Salah satu momen penting terjadi saat Salat Idul Fitri 1446 H di Masjid Agung Dharmasraya. Di hadapan ribuan jemaah, ia menyampaikan pesan-pesan damai, mempererat ukhuwah, dan menekankan pentingnya menjaga persatuan pasca-Ramadhan dan Pilkada. Pesannya menyentuh, bukan karena tinggi bahasa, tapi karena tulus dan kontekstual.
*Pemimpin Perempuan di Tengah Budaya Maskulin*
Sebagai perempuan pertama yang memimpin kabupaten di Sumatera Barat, Annisa paham betul bahwa ia menghadapi beban ganda. Ia harus membuktikan diri bukan hanya sebagai pemimpin yang cakap, tapi juga sebagai perempuan yang mampu bertahan di kultur politik yang selama ini maskulin.
Namun ia tidak tampil agresif atau defensif. Ia justru hadir dengan pendekatan baru: kerja konkret, komunikasi terbuka, dan keberanian mengambil keputusan. Ia tak banyak menjanjikan, tapi berupaya menghadirkan hasil.
“Saya tidak ingin menjawab keraguan dengan pernyataan, saya ingin menjawabnya dengan kerja nyata.” katanya saat berkampanye dahulu.

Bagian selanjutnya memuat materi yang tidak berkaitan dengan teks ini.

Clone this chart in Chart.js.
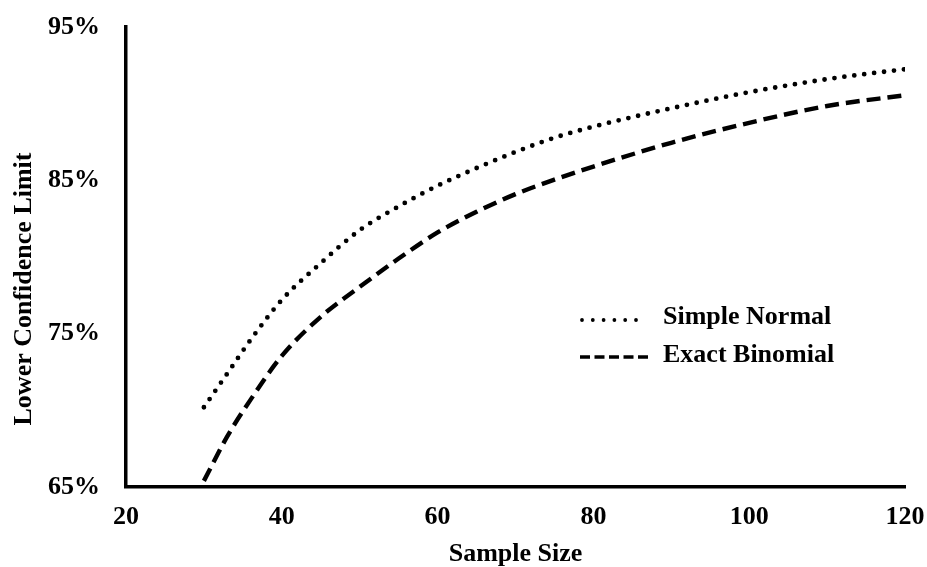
<!DOCTYPE html>
<html>
<head>
<meta charset="utf-8">
<script src="https://cdn.jsdelivr.net/npm/chart.js@4/dist/chart.umd.min.js"></script>
<style>
  html, body { margin: 0; padding: 0; background: #fff; }
  #wrap { width: 927px; height: 567px; }
</style>
</head>
<body>
<div id="wrap"><canvas id="chart" width="927" height="567"></canvas></div>
<script>
// Sample sizes and lower confidence limits (%)
const sampleSizes   = [30, 33, 36, 40, 45, 50, 55, 60, 65, 70, 75, 80, 90, 100, 110, 120];
const simpleNormal  = [70.2, 72.4, 74.6, 77.2, 79.6, 81.75, 83.3, 84.65, 85.8, 86.85, 87.78, 88.5, 89.7, 90.75, 91.6, 92.25];
const exactBinomial = [65.4, 68.3, 70.7, 73.55, 76.1, 78.05, 79.9, 81.6, 82.95, 84.1, 85.05, 85.9, 87.45, 88.75, 89.85, 90.55];
const seriesNames   = ['Simple Normal', 'Exact Binomial'];
const yTitle = 'Lower Confidence Limit';
const xTitle = 'Sample Size';

const FONT = 'Liberation Serif';
const FONT_SIZE = 26;

// Legend inside the plot + rotated y title, Excel style
const extras = {
    id: 'extras',
    afterDraw(chart) {
        const ctx = chart.ctx;
        const rows = [317, 355];
        ctx.save();
        chart.data.datasets.forEach((ds, i) => {
            const y = rows[i];
            ctx.beginPath();
            ctx.strokeStyle = '#000';
            if (i === 0) {
                ctx.lineWidth = 3.8;
                ctx.lineCap = 'round';
                ctx.setLineDash([0, 10.8]);
                ctx.moveTo(582, y + 3);
                ctx.lineTo(646, y + 3);
            } else {
                ctx.lineWidth = 3.6;
                ctx.lineCap = 'butt';
                ctx.setLineDash([10, 4.5]);
                ctx.moveTo(580, y + 2);
                ctx.lineTo(648, y + 2);
            }
            ctx.stroke();
            ctx.setLineDash([]);
            ctx.fillStyle = '#000';
            ctx.font = 'bold ' + FONT_SIZE + 'px "' + FONT + '"';
            ctx.textBaseline = 'middle';
            ctx.textAlign = 'left';
            ctx.fillText(ds.label, 663, y);
        });

        // y axis title
        ctx.translate(24, 289);
        ctx.rotate(-Math.PI / 2);
        ctx.textAlign = 'center';
        ctx.textBaseline = 'middle';
        ctx.font = 'bold ' + FONT_SIZE + 'px "' + FONT + '"';
        ctx.fillText(yTitle, 0, 0);
        ctx.restore();
    }
};

const ctx = document.getElementById('chart').getContext('2d');
new Chart(ctx, {
    type: 'line',
    data: {
        datasets: [{
            label: seriesNames[0],
            data: sampleSizes.map((n, i) => ({ x: n, y: simpleNormal[i] })),
            borderColor: '#000',
            borderWidth: 4.8,
            borderDash: [0, 10],
            borderCapStyle: 'round',
            pointRadius: 0,
            cubicInterpolationMode: 'monotone',
            fill: false
        }, {
            label: seriesNames[1],
            data: sampleSizes.map((n, i) => ({ x: n, y: exactBinomial[i] })),
            borderColor: '#000',
            borderWidth: 4.4,
            borderDash: [14, 7],
            borderCapStyle: 'butt',
            pointRadius: 0,
            cubicInterpolationMode: 'monotone',
            fill: false
        }]
    },
    options: {
        responsive: false,
        animation: false,
        layout: { padding: { top: 27, right: 22, left: 0, bottom: 0 } },
        plugins: { legend: { display: false }, tooltip: { enabled: false } },
        scales: {
            x: {
                type: 'linear',
                min: 20, max: 120,
                afterFit(scale) {
                    scale.height = 80;
                    scale.paddingLeft = 0;
                    scale.paddingRight = 0;
                },
                ticks: {
                    stepSize: 20,
                    padding: 15,
                    color: '#000',
                    font: { family: FONT, size: FONT_SIZE, weight: 'bold' }
                },
                grid: { display: false, drawTicks: false },
                border: { display: true, color: '#000', width: 3.5 },
                title: {
                    display: true,
                    text: xTitle,
                    color: '#000',
                    padding: { top: 0, bottom: 0 },
                    font: { family: FONT, size: FONT_SIZE, weight: 'bold', lineHeight: 1.0 }
                }
            },
            y: {
                min: 65, max: 95,
                afterFit(scale) {
                    scale.width = 126;
                    scale.paddingTop = 0;
                    scale.paddingBottom = 0;
                },
                ticks: {
                    stepSize: 10,
                    padding: 26,
                    color: '#000',
                    callback: v => v + '%',
                    font: { family: FONT, size: FONT_SIZE, weight: 'bold' }
                },
                grid: { display: false, drawTicks: false },
                border: { display: true, color: '#000', width: 3.5 }
            }
        }
    },
    plugins: [extras]
});
</script>
</body>
</html>
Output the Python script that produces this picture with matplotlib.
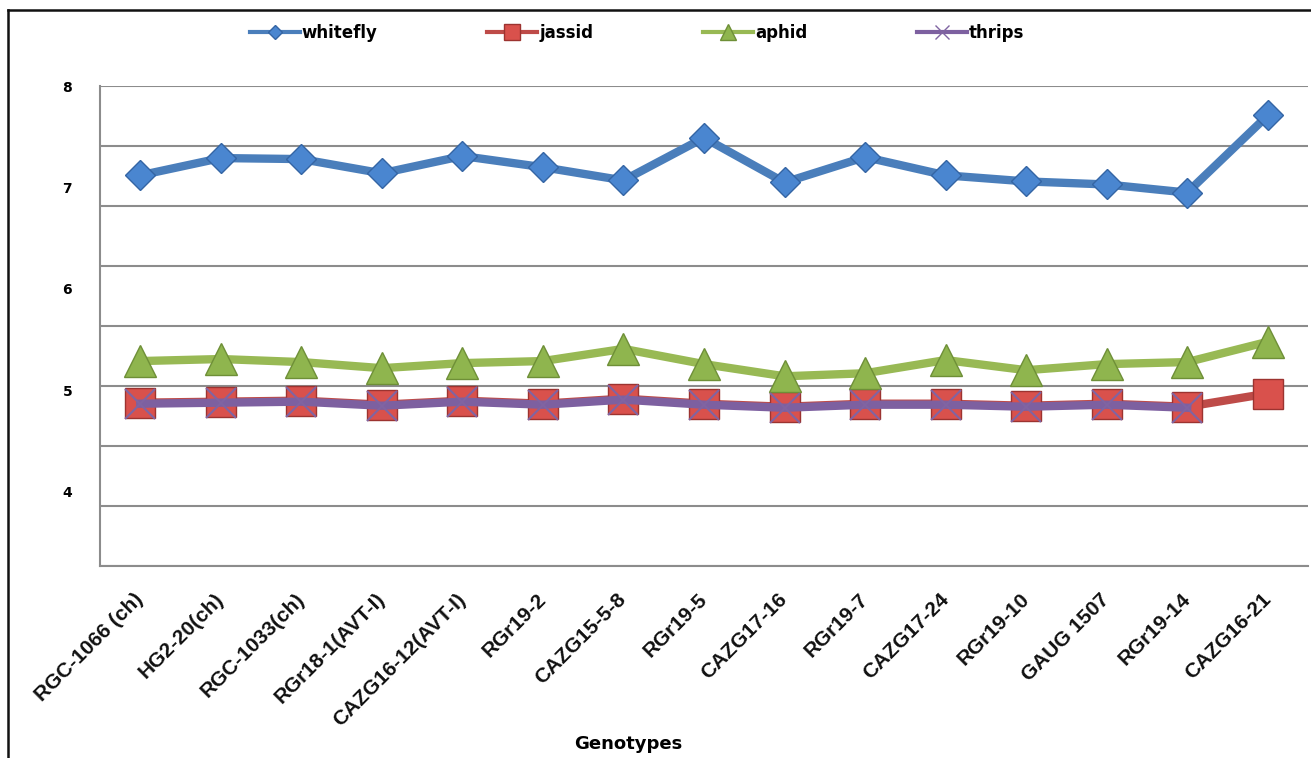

*Satu Bulan, Membawa Sejuta Optimisme*
Dalam satu bulan pertamanya menjabat, Annisa telah menunjukkan bahwa perubahan bisa dimulai dari langkah kecil tapi konsisten. Ia tidak hadir untuk pencitraan, tapi untuk membangun kepercayaan. Ia tidak menjual mimpi, tapi menawarkan harapan yang dirancang dengan kerja.
Kini, publik Dharmasraya mulai melihat bahwa mereka tidak hanya punya bupati baru, tapi juga cara baru dalam memimpin. Cara yang lebih rasional, dan lebih progresif.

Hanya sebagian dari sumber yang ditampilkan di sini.